* Your instructions *
Keep to the lines between the one holding "Recreate this image" and the one holding "const n = benzin.length;", inclusive, and write them out exactly.

* Entries with chart source code *
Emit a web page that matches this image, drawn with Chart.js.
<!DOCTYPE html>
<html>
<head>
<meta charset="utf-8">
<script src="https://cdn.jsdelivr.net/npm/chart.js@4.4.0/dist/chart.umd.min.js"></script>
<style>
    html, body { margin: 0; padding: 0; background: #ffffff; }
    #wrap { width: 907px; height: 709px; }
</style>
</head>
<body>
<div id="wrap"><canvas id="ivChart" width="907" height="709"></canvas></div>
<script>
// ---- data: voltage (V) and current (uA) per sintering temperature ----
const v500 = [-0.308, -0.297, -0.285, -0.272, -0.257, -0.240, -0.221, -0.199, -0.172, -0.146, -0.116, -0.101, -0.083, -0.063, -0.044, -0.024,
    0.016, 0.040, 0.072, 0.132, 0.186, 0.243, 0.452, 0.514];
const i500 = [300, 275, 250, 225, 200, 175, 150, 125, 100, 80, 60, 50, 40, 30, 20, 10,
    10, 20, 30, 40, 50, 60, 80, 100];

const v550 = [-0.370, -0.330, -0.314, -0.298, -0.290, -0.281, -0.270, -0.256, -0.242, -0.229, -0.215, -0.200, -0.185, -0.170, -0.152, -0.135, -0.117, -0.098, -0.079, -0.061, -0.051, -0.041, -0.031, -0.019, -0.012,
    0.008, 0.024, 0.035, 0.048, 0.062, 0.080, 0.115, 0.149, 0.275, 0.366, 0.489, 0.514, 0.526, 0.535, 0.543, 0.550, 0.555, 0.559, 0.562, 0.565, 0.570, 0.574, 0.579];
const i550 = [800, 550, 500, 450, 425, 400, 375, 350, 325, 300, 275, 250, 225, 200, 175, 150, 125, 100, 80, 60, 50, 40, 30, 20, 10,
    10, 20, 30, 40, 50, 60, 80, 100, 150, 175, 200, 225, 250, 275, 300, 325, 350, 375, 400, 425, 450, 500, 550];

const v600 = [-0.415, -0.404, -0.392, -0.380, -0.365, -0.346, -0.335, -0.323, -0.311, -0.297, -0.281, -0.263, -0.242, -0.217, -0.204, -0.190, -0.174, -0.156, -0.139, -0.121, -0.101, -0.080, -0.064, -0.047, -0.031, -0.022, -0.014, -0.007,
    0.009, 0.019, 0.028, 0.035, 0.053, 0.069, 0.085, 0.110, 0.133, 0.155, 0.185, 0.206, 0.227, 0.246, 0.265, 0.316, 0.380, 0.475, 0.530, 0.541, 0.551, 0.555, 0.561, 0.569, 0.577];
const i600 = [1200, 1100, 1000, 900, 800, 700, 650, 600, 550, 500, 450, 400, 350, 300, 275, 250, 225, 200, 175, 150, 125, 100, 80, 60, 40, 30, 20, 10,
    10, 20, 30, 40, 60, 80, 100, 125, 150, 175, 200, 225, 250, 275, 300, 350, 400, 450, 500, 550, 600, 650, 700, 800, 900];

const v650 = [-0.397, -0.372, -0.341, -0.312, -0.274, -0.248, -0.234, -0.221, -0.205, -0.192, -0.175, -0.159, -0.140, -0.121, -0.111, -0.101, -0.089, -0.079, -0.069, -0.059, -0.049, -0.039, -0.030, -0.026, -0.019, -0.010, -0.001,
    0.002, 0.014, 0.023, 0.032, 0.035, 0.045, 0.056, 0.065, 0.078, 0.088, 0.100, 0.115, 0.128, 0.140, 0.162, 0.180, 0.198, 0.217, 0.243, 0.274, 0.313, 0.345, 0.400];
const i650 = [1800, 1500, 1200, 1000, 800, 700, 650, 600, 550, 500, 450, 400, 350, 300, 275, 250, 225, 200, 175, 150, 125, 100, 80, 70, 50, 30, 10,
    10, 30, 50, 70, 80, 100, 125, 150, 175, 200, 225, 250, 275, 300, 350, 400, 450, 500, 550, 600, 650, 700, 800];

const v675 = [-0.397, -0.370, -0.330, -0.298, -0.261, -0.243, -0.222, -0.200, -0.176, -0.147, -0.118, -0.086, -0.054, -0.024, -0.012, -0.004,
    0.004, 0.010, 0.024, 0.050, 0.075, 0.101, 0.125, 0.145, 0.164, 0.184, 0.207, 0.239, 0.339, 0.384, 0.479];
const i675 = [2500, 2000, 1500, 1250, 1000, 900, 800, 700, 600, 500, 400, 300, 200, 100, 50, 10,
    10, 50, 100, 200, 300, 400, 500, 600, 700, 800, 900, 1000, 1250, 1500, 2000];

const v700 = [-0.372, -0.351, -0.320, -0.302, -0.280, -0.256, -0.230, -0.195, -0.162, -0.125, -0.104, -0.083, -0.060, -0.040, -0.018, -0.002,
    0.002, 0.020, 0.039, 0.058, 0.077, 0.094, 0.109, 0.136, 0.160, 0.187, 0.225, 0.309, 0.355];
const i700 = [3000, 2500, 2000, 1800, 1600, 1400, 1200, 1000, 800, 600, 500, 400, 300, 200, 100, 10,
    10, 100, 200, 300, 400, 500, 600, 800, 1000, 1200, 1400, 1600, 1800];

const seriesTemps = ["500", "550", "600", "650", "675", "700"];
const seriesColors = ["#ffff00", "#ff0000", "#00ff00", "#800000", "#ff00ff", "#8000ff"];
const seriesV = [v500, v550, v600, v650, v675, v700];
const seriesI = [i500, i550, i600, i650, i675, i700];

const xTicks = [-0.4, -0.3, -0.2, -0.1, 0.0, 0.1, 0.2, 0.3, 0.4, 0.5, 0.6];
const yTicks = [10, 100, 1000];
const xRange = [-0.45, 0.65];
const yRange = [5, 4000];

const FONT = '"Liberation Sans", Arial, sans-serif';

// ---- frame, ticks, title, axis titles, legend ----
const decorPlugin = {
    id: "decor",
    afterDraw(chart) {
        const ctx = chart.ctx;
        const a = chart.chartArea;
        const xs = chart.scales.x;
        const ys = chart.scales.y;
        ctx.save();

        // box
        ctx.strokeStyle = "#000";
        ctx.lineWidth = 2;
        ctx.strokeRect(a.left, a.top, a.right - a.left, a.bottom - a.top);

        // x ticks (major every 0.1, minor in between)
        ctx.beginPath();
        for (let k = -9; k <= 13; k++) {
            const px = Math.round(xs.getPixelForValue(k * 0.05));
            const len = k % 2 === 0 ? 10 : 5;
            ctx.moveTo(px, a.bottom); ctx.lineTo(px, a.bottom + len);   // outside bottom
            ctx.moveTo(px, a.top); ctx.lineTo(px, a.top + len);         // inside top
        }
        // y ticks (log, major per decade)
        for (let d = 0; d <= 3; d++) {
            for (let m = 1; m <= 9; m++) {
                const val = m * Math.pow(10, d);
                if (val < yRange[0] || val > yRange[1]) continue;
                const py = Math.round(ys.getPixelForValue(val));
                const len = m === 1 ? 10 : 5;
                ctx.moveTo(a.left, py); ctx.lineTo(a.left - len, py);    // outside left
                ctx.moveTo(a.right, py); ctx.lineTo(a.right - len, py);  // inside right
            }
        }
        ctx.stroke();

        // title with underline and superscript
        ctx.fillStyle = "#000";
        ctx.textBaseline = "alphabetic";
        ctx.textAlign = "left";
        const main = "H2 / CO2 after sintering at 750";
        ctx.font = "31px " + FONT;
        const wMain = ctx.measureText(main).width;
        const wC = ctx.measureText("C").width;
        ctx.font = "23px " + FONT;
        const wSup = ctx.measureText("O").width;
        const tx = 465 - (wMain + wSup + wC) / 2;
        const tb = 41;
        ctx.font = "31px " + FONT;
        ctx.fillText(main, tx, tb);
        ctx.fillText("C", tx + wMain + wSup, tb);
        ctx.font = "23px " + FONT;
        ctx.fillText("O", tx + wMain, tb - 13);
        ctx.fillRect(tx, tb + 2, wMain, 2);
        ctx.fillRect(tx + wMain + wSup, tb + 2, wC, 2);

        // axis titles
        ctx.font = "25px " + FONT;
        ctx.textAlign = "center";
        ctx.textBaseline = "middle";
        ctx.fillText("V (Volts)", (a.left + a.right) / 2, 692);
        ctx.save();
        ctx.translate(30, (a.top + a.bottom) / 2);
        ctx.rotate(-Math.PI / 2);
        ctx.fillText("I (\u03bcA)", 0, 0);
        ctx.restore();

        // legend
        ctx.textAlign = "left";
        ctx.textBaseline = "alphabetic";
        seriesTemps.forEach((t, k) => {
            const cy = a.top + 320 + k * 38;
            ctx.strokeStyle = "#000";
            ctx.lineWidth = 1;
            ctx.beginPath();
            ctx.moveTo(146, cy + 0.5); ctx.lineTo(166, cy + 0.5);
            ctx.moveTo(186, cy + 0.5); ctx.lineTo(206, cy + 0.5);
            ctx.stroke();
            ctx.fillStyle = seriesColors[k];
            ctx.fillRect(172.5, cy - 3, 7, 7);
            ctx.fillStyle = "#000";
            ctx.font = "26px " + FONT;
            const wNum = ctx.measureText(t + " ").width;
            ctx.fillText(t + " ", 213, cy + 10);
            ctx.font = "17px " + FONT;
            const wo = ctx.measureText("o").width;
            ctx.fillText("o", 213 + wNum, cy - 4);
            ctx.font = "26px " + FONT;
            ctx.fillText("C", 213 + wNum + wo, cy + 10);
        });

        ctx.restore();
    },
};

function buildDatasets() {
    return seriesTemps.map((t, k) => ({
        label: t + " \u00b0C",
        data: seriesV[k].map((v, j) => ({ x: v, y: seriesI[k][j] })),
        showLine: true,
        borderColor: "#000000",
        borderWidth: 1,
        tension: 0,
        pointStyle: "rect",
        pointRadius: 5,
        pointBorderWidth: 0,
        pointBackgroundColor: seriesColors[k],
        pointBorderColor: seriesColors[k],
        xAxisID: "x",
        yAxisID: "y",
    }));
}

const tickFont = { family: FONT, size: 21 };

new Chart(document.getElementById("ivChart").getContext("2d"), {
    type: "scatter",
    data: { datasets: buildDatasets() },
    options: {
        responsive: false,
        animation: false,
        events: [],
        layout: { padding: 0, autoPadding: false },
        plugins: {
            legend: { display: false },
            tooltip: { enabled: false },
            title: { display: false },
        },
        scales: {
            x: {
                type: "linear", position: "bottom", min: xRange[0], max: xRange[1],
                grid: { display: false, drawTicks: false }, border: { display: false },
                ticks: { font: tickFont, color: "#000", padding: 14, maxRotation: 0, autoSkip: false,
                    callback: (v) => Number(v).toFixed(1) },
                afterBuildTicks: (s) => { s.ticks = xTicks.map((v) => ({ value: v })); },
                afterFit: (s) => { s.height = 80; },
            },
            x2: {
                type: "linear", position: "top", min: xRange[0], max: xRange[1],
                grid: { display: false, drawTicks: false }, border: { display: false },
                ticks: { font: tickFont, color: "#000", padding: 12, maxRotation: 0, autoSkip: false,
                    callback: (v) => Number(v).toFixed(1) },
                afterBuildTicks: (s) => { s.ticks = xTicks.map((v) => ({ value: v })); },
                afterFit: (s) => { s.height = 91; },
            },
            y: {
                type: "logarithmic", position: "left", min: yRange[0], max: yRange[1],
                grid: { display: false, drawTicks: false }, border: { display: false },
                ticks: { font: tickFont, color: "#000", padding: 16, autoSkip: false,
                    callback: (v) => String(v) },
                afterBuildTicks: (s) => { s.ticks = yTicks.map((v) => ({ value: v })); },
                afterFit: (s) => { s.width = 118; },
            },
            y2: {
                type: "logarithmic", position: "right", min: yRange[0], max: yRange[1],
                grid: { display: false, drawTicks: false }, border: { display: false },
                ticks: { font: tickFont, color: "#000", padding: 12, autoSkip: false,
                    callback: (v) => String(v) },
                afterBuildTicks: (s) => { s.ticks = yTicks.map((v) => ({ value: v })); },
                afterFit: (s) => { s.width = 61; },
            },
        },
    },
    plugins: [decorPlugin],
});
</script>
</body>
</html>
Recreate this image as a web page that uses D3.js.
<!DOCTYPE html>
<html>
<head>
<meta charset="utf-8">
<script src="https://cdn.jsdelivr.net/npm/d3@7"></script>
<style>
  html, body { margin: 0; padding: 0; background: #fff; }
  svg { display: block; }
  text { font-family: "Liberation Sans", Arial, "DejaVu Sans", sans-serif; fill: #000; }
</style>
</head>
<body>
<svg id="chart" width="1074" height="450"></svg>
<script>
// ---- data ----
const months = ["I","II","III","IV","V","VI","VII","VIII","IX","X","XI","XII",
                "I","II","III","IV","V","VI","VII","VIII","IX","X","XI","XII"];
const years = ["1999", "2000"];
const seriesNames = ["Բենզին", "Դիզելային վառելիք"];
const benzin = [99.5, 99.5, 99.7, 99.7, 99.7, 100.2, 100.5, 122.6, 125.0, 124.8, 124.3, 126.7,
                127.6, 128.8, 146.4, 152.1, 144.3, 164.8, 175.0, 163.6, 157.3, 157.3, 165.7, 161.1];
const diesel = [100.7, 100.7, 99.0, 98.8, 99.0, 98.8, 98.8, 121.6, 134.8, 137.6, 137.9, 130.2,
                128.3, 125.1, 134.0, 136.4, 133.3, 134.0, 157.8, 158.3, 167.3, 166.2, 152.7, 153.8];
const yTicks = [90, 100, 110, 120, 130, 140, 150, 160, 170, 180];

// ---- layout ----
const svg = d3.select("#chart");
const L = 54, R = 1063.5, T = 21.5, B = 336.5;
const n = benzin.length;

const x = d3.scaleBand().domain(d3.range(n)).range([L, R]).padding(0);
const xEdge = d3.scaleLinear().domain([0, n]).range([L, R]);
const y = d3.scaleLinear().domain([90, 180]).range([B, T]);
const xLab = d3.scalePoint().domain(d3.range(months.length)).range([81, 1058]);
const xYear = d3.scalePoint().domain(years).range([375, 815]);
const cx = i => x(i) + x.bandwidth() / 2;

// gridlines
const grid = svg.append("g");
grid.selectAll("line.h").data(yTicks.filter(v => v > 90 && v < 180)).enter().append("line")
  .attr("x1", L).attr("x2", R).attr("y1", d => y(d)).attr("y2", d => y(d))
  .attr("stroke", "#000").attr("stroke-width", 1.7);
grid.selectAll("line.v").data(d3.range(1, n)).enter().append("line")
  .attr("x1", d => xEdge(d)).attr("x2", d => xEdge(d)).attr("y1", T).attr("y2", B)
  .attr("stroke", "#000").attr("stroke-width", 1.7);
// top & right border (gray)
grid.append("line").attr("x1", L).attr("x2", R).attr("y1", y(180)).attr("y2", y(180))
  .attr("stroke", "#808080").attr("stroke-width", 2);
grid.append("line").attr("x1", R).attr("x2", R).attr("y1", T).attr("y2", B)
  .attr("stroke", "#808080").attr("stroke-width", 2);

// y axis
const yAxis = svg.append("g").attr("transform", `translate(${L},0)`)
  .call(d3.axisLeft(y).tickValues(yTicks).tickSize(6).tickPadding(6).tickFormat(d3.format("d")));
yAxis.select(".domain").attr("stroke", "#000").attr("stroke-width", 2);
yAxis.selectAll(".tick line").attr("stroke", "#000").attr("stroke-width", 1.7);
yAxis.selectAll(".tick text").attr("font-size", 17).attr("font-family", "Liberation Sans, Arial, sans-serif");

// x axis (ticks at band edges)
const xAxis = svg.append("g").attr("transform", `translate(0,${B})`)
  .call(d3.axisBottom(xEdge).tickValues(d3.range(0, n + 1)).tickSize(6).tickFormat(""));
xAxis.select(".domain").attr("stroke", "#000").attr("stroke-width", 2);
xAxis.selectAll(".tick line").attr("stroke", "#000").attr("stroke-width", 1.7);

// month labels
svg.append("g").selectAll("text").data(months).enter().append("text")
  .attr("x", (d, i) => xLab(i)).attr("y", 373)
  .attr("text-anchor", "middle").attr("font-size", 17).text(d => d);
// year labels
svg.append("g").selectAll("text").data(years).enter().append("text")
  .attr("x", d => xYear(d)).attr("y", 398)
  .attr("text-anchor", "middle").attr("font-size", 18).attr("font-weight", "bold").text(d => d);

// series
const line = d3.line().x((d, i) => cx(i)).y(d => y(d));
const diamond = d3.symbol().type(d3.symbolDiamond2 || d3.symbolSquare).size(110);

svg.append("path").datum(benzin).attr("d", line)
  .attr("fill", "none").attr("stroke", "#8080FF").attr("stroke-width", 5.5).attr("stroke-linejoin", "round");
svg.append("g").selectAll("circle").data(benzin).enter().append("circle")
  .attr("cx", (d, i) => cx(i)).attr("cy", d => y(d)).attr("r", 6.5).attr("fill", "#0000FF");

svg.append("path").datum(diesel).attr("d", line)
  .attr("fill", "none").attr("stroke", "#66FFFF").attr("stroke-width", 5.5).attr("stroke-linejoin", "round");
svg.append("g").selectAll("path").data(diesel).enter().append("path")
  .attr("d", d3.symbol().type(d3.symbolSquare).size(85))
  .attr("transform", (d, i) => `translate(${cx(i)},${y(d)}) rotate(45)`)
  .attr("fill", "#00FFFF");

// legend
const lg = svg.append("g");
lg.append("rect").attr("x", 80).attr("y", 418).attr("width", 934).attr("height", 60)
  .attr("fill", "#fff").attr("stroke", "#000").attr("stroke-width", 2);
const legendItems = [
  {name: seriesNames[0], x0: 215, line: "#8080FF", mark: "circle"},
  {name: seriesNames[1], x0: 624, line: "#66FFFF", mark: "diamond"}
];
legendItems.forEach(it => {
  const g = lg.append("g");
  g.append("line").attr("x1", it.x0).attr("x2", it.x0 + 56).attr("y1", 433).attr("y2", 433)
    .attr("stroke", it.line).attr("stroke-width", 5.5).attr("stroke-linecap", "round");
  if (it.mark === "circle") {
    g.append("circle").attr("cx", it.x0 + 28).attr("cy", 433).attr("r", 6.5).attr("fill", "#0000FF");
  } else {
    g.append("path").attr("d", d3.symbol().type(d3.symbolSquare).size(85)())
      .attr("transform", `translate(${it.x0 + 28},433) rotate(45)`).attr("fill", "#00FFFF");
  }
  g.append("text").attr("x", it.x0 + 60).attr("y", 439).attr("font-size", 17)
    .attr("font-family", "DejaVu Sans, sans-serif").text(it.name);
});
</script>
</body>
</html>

* Result *
Recreate this image as a web page that uses D3.js.
<!DOCTYPE html>
<html>
<head>
<meta charset="utf-8">
<script src="https://cdn.jsdelivr.net/npm/d3@7"></script>
<style>
  html, body { margin: 0; padding: 0; background: #fff; }
  svg { display: block; }
  text { font-family: "Liberation Sans", Arial, "DejaVu Sans", sans-serif; fill: #000; }
</style>
</head>
<body>
<svg id="chart" width="1074" height="450"></svg>
<script>
// ---- data ----
const months = ["I","II","III","IV","V","VI","VII","VIII","IX","X","XI","XII",
                "I","II","III","IV","V","VI","VII","VIII","IX","X","XI","XII"];
const years = ["1999", "2000"];
const seriesNames = ["Բենզին", "Դիզելային վառելիք"];
const benzin = [99.5, 99.5, 99.7, 99.7, 99.7, 100.2, 100.5, 122.6, 125.0, 124.8, 124.3, 126.7,
                127.6, 128.8, 146.4, 152.1, 144.3, 164.8, 175.0, 163.6, 157.3, 157.3, 165.7, 161.1];
const diesel = [100.7, 100.7, 99.0, 98.8, 99.0, 98.8, 98.8, 121.6, 134.8, 137.6, 137.9, 130.2,
                128.3, 125.1, 134.0, 136.4, 133.3, 134.0, 157.8, 158.3, 167.3, 166.2, 152.7, 153.8];
const yTicks = [90, 100, 110, 120, 130, 140, 150, 160, 170, 180];

// ---- layout ----
const svg = d3.select("#chart");
const L = 54, R = 1063.5, T = 21.5, B = 336.5;
const n = benzin.length;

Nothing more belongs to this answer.